**What the task asks**
Answer with nothing but the number of lines that include the word "drawn".

**Stored records**
=====

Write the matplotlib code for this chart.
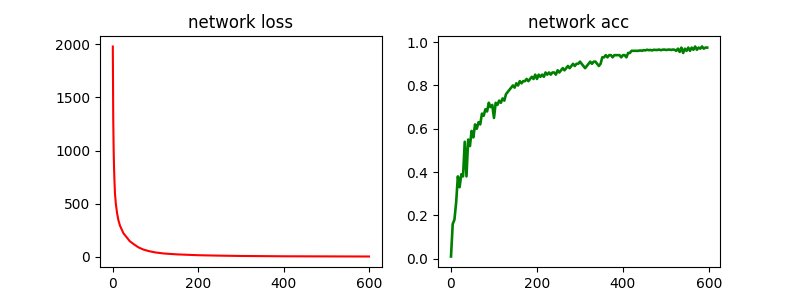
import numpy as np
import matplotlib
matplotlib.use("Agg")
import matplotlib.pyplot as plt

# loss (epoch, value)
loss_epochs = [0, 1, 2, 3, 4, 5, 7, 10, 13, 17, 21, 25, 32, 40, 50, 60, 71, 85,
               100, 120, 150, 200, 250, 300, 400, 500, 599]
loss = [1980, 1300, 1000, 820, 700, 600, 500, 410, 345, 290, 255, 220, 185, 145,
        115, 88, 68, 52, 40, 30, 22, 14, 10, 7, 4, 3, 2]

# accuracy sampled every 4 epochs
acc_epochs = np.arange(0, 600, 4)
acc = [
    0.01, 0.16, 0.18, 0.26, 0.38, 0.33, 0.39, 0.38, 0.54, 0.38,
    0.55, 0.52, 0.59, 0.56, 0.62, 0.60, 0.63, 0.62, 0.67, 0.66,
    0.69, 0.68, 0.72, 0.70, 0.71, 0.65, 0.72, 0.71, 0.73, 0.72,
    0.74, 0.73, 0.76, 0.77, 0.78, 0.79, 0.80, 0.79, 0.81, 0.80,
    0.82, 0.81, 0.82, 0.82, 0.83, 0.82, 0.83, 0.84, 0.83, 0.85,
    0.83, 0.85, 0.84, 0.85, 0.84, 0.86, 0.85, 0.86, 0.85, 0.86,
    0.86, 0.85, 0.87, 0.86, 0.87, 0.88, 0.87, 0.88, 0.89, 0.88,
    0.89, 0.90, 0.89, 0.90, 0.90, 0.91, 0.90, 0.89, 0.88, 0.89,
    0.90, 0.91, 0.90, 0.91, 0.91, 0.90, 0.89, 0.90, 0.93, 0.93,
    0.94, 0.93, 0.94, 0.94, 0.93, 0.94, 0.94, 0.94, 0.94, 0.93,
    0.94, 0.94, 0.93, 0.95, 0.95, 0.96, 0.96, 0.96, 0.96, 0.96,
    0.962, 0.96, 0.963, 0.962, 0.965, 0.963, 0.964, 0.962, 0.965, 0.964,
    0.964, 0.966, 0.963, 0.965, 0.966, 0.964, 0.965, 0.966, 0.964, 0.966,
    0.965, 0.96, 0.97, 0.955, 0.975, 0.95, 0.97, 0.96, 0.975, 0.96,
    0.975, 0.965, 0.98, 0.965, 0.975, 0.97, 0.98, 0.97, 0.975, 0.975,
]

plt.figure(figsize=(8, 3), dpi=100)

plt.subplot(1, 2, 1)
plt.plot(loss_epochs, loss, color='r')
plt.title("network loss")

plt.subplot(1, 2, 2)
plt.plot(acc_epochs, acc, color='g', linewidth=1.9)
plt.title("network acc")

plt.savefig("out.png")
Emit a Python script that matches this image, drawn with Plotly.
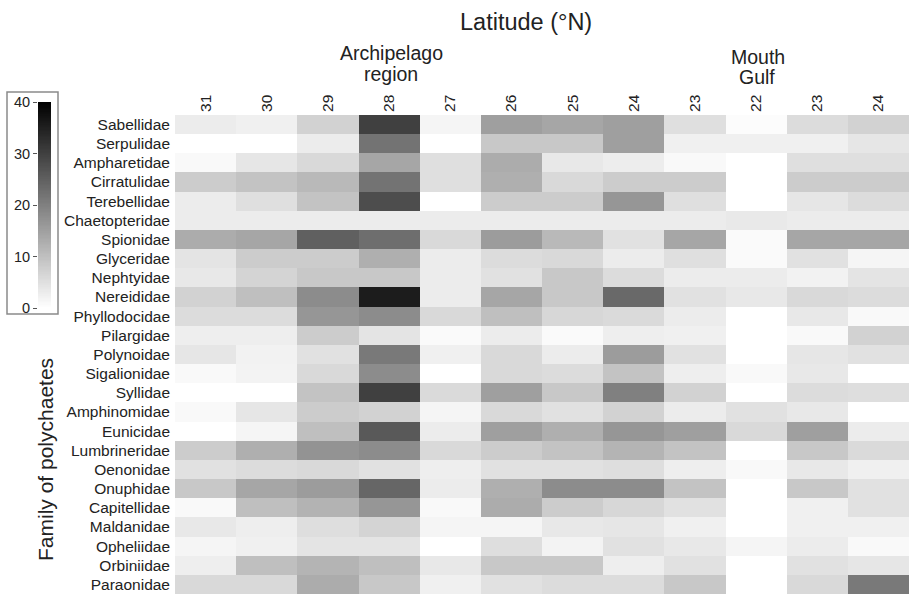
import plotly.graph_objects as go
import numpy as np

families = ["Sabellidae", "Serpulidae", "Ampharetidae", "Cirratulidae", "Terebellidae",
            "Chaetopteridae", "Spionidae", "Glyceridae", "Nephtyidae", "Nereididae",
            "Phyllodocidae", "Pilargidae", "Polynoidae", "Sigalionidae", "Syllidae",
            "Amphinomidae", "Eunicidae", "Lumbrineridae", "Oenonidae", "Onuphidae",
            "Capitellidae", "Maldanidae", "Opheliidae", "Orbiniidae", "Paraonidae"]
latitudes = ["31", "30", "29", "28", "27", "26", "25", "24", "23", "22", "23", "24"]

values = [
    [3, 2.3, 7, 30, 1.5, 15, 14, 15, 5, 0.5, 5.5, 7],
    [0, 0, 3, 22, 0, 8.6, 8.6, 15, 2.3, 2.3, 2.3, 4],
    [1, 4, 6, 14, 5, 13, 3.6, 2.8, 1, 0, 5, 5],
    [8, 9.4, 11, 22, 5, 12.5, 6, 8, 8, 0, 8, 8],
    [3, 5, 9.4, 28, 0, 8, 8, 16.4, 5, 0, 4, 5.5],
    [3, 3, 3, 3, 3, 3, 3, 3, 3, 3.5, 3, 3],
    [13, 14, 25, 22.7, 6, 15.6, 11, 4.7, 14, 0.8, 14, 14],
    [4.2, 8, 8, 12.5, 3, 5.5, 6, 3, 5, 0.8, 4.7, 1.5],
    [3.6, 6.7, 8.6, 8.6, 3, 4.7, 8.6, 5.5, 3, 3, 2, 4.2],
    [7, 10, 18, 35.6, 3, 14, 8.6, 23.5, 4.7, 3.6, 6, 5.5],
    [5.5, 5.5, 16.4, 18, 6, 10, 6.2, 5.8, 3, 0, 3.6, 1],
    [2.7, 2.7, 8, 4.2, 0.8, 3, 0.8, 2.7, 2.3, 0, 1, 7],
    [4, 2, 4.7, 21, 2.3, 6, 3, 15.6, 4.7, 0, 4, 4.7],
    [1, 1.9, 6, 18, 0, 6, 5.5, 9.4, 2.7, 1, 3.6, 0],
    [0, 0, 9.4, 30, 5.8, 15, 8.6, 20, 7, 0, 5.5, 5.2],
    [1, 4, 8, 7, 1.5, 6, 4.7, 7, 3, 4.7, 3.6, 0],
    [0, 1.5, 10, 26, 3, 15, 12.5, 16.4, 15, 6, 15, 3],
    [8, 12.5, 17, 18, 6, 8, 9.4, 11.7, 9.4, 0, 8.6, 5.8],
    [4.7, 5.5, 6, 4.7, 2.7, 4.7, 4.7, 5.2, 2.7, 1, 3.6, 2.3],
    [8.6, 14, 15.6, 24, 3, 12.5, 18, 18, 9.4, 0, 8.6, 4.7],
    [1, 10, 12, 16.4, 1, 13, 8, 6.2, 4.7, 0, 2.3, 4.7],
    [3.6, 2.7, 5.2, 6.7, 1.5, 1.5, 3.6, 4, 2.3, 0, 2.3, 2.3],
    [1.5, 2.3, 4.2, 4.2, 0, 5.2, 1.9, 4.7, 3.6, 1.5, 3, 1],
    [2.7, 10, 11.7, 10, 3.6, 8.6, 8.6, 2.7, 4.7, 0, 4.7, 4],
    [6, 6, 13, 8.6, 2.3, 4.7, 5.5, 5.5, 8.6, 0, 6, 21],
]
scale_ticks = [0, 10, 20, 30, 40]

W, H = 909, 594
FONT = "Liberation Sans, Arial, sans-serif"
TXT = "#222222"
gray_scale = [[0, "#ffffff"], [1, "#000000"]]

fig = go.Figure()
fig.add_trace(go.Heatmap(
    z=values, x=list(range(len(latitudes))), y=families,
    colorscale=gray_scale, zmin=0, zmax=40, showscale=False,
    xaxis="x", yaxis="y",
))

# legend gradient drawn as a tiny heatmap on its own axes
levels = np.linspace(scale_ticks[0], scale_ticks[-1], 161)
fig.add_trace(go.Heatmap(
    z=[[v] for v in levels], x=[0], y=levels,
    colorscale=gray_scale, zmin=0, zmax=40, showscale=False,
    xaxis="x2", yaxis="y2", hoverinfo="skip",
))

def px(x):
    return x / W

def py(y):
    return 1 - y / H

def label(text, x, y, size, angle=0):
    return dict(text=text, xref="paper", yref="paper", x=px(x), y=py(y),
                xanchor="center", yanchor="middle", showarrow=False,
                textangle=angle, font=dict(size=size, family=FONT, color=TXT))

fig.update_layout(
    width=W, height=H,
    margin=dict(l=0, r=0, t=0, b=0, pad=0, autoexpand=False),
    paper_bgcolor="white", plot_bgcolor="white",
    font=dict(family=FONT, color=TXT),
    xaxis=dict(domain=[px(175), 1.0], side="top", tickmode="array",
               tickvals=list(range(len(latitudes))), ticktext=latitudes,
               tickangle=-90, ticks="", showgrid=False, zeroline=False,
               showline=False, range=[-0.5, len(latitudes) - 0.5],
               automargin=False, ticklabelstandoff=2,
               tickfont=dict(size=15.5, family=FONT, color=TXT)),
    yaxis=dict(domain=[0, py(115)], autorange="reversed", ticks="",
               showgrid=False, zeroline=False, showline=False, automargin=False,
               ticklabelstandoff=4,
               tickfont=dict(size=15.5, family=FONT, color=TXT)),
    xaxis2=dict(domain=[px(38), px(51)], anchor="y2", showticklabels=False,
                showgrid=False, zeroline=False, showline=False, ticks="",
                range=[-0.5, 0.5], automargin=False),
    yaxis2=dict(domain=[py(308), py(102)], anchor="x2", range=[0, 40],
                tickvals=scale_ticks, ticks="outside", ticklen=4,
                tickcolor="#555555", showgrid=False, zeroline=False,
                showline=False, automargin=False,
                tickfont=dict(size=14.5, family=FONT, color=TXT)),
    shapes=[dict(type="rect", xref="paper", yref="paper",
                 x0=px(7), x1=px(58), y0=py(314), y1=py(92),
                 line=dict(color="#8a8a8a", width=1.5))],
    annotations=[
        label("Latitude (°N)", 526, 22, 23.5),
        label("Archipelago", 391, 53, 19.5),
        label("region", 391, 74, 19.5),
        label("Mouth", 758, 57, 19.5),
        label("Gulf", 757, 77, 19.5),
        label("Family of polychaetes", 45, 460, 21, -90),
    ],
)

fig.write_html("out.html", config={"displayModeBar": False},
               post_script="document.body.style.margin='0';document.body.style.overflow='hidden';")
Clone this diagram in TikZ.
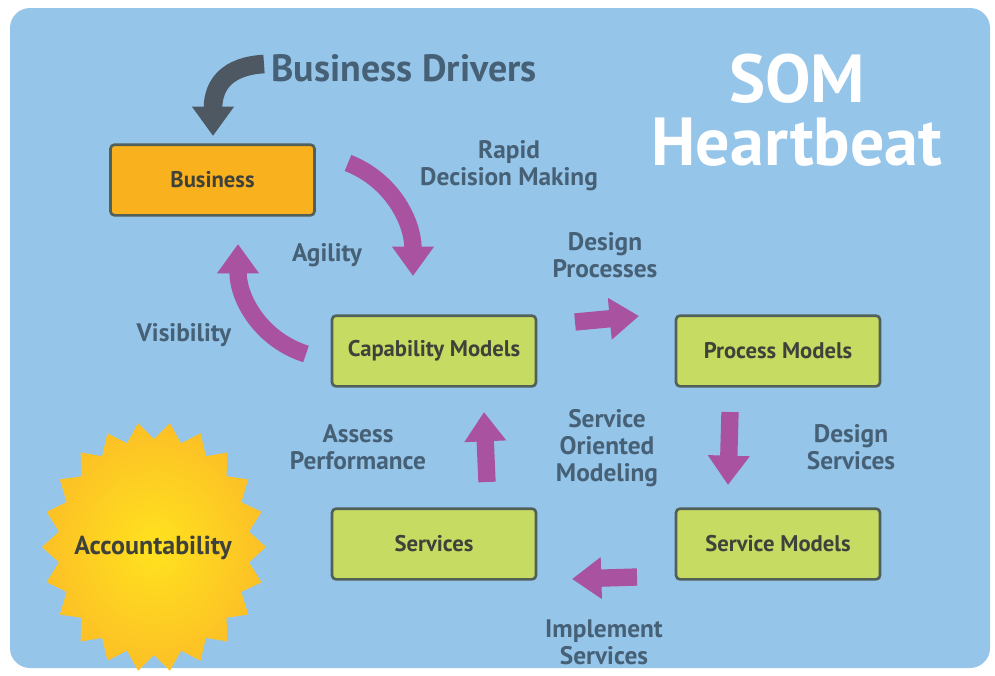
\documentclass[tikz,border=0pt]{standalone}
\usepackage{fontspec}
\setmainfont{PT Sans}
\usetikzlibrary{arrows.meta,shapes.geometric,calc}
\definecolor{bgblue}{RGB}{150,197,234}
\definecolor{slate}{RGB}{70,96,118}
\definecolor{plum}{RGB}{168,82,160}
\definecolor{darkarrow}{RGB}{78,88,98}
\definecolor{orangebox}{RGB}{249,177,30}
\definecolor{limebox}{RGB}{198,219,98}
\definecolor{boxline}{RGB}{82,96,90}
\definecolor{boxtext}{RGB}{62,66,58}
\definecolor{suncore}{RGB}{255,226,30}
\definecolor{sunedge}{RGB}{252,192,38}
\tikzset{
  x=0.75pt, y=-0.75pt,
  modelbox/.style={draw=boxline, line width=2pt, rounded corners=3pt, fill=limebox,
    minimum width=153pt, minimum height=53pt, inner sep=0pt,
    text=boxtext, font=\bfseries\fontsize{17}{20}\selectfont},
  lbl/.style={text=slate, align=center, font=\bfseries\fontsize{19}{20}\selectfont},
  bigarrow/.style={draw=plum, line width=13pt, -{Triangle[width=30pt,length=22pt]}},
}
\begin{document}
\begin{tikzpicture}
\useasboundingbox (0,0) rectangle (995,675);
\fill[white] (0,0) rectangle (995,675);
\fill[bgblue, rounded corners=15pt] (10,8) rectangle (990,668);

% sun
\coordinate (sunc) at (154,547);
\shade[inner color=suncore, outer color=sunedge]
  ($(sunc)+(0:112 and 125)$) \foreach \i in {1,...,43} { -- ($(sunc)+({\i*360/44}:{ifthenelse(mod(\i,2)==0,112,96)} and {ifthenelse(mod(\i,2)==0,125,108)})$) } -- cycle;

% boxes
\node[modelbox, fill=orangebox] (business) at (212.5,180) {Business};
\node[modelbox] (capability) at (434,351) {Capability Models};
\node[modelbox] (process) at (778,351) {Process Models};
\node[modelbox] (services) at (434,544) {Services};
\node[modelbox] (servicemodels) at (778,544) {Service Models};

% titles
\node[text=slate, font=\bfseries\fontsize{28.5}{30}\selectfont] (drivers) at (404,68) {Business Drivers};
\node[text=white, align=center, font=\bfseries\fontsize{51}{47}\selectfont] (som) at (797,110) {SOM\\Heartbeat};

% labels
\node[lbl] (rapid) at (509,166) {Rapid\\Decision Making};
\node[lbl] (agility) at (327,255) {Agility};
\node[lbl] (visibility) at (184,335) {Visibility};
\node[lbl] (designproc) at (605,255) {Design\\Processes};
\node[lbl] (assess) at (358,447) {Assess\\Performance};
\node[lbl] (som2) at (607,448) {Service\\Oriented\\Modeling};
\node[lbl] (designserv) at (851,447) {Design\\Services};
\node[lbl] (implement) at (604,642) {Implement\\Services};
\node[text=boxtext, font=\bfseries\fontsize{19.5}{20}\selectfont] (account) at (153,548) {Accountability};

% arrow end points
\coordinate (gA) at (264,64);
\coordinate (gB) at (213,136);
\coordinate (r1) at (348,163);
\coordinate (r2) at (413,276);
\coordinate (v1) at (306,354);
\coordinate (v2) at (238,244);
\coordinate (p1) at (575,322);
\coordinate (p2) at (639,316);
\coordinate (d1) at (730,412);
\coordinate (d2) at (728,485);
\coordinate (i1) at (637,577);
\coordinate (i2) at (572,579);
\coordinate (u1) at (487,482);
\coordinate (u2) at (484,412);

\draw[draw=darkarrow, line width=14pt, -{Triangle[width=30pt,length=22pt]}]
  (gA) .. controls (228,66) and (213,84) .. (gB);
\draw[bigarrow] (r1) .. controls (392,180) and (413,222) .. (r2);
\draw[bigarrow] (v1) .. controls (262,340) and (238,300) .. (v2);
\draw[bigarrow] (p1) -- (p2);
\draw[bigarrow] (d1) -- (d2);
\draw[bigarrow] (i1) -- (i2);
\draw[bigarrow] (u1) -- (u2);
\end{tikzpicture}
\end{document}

=====

**Finished exercise**
2